The listing below begins with the first line you should copy; stop after the line containing "bin_edges = np.arange(0, 1520, 20)", and drop every picture.

Source data:

^^^^

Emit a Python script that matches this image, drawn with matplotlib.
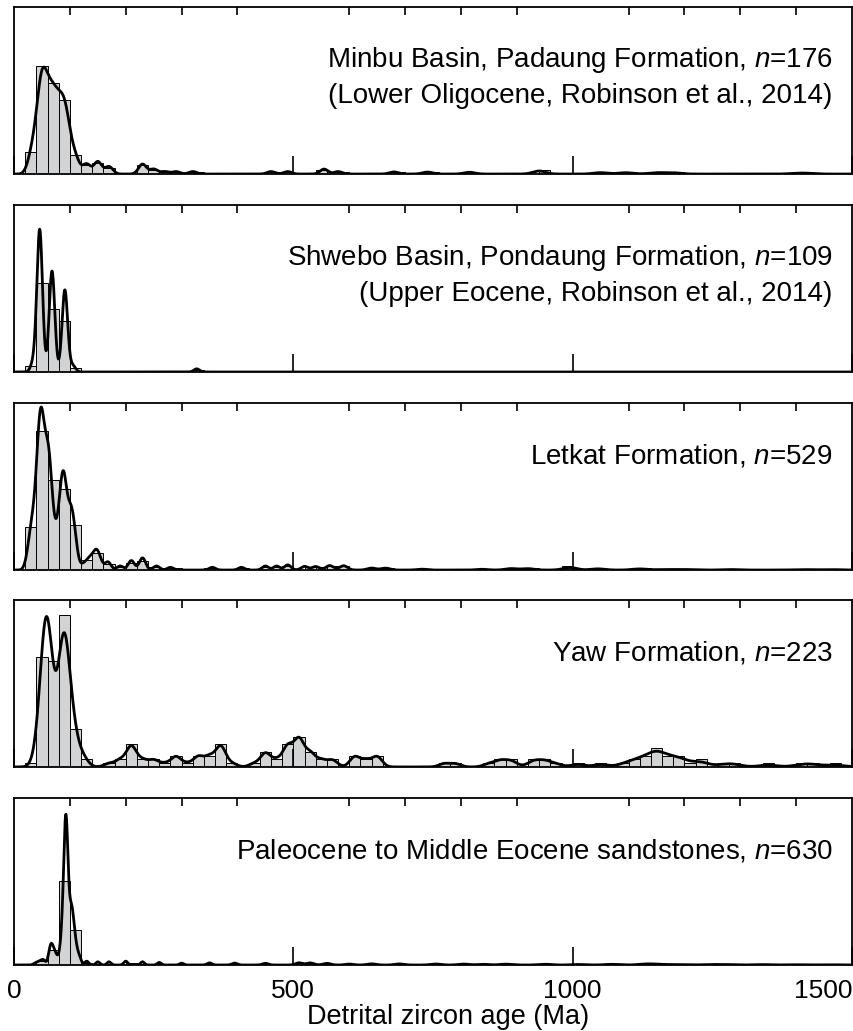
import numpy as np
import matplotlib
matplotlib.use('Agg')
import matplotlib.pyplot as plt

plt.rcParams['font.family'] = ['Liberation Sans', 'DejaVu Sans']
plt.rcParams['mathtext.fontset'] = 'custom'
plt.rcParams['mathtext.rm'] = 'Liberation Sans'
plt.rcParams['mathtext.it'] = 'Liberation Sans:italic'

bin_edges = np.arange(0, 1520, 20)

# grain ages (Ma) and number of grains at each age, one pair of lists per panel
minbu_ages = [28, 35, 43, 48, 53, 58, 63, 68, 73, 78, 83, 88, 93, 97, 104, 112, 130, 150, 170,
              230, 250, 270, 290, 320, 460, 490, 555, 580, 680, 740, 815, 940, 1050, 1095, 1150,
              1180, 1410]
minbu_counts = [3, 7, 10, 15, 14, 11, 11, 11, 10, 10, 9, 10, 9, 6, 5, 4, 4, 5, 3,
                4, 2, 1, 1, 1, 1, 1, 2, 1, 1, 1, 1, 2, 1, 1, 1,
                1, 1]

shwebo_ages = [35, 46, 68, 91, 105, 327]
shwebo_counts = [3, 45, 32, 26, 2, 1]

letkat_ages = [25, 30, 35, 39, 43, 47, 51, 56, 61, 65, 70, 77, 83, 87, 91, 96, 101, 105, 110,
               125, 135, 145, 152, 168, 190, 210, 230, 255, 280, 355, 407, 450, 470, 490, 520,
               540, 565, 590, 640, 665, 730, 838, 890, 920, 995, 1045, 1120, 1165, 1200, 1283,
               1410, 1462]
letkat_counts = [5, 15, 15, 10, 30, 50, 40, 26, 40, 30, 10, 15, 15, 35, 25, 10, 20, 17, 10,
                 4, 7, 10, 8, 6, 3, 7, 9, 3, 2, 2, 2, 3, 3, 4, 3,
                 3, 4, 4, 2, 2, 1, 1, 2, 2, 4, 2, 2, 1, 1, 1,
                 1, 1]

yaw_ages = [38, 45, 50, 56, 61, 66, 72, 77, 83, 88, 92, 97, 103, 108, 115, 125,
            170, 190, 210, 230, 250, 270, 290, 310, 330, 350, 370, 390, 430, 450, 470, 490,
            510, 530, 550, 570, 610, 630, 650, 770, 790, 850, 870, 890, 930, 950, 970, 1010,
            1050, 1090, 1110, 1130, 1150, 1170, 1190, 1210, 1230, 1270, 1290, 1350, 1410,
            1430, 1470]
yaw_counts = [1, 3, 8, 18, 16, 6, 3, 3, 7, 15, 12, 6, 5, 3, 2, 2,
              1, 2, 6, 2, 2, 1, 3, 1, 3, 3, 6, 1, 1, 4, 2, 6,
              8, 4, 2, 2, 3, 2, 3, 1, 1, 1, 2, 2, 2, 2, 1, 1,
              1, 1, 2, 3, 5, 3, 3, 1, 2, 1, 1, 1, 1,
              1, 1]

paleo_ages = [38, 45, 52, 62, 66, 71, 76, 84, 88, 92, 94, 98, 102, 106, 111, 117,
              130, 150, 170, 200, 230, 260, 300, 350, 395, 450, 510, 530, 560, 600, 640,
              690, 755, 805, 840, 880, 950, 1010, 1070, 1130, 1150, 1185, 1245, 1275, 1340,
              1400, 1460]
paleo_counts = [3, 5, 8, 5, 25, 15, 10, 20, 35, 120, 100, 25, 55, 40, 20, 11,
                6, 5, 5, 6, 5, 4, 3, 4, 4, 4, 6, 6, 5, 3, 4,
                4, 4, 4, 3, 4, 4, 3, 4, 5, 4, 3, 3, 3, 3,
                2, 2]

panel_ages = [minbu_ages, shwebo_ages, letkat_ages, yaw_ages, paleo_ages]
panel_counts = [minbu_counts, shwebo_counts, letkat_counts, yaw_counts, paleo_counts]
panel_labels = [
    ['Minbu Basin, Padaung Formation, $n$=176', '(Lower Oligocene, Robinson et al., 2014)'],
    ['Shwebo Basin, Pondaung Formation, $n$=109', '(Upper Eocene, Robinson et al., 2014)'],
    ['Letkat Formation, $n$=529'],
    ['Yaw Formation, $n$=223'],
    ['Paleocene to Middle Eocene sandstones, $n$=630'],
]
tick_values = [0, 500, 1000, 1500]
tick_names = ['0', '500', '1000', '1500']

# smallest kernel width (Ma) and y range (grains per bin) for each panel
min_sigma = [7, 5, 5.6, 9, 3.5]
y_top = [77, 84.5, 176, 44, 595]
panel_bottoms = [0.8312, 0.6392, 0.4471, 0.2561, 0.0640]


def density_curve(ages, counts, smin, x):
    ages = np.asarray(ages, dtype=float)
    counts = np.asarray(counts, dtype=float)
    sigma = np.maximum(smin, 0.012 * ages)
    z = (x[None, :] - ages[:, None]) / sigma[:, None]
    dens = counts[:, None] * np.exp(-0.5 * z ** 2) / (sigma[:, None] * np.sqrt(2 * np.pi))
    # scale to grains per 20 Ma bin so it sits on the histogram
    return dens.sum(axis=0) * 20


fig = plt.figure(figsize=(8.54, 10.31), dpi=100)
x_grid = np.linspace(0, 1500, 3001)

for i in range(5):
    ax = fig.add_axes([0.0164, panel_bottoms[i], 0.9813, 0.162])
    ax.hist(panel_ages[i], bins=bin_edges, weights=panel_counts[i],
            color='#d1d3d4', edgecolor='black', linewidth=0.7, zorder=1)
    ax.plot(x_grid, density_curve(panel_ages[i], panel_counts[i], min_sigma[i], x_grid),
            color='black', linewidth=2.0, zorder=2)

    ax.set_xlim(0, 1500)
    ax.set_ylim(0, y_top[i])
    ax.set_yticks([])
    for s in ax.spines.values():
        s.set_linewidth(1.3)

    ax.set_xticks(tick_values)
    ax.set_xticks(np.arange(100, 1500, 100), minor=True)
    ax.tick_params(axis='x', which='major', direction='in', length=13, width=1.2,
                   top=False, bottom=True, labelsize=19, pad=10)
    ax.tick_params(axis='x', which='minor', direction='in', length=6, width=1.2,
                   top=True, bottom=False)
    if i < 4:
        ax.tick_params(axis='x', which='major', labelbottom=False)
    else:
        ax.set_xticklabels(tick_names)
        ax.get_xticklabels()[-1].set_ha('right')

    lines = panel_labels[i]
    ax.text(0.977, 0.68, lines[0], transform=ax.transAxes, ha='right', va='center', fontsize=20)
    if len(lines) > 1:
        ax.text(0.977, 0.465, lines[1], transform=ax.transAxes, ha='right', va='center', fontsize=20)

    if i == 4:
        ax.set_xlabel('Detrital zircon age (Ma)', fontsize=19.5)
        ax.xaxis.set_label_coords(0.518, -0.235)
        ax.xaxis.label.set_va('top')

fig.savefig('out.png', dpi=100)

^^^^

Task answer:
Emit a Python script that matches this image, drawn with matplotlib.
import numpy as np
import matplotlib
matplotlib.use('Agg')
import matplotlib.pyplot as plt

plt.rcParams['font.family'] = ['Liberation Sans', 'DejaVu Sans']
plt.rcParams['mathtext.fontset'] = 'custom'
plt.rcParams['mathtext.rm'] = 'Liberation Sans'
plt.rcParams['mathtext.it'] = 'Liberation Sans:italic'

bin_edges = np.arange(0, 1520, 20)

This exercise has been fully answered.